A fireball that streamed across the skies over Alberta and Saskatchewan last week was a 10-tonne asteroid, according to a researcher at the University of Calgary.

Alan Hildebrand, co-ordinator of the university's Canadian Fireball Reporting Centre, said the rock would have been the size of a desk as it entered the atmosphere, before breaking up into meteorites.

He has mapped out a region in western Saskatchewan where he believes the surviving fragments can be found.

"We are now starting to reasonably constrain where the meteorites will have fallen," Hildebrand said in a press release issued by the university Tuesday.

"Many witnesses reported seeing a cluster of red fragments continuing downwards in the sky after the fireball exploded. These represent the rocks slowing down that will eventually fall to the ground as meteorites."

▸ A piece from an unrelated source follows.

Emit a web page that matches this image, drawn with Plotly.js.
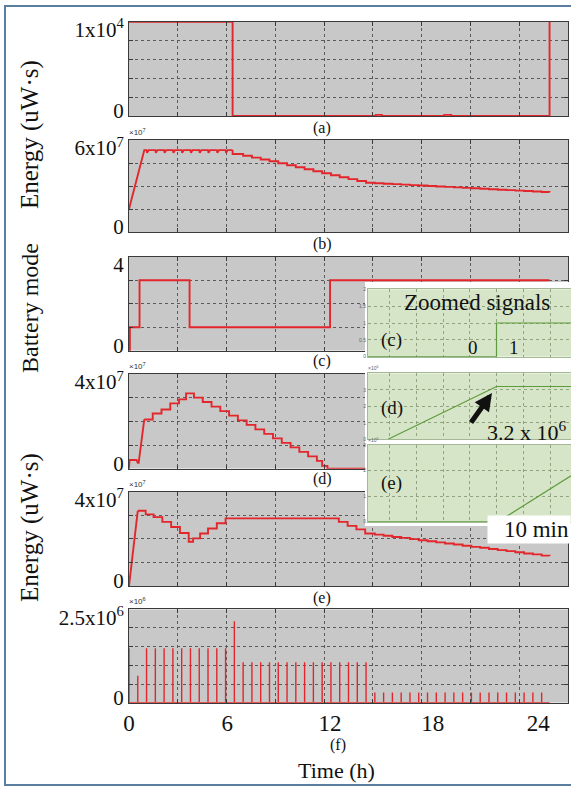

The buzz surrounding the landing site has some nearby residents curious about where the space rocks will be found. Debbie Waddell, who lives in Edgerton, Alta., said she thinks locals will beat the meteorite hunters to find the ultimate prize.

"If anybody ever finds anything it'll be a deer hunter or someone that finds it," she told CTV News.

It's believed the asteroid entered the atmosphere at about 14 kilometres per second -- a relatively slow speed, which means meteorites larger than 50 grams could have survived the trip to solid ground.

Most asteroids enter the atmosphere at around 20 km/s.

On Nov. 20, witnesses in Alberta and Saskatchewan reported seeing a bright light streak past them overhead. Some sent videos of the sighting to CTV's MyNews.

"The public response to this fireball has been the largest that we have ever had in Canada," said Hildebrand.

He urged witnesses who recorded the event to save a copy and contact him through the university.

Kevin Proctor said he has already told Hildebrand about his experience seeing the fireball.

"I watched it go to the southwest and before I lost sight of it over the horizon it burned out," he told CTV News. "For probably about a minute afterwards you could hear a low rumbling sound like thunder."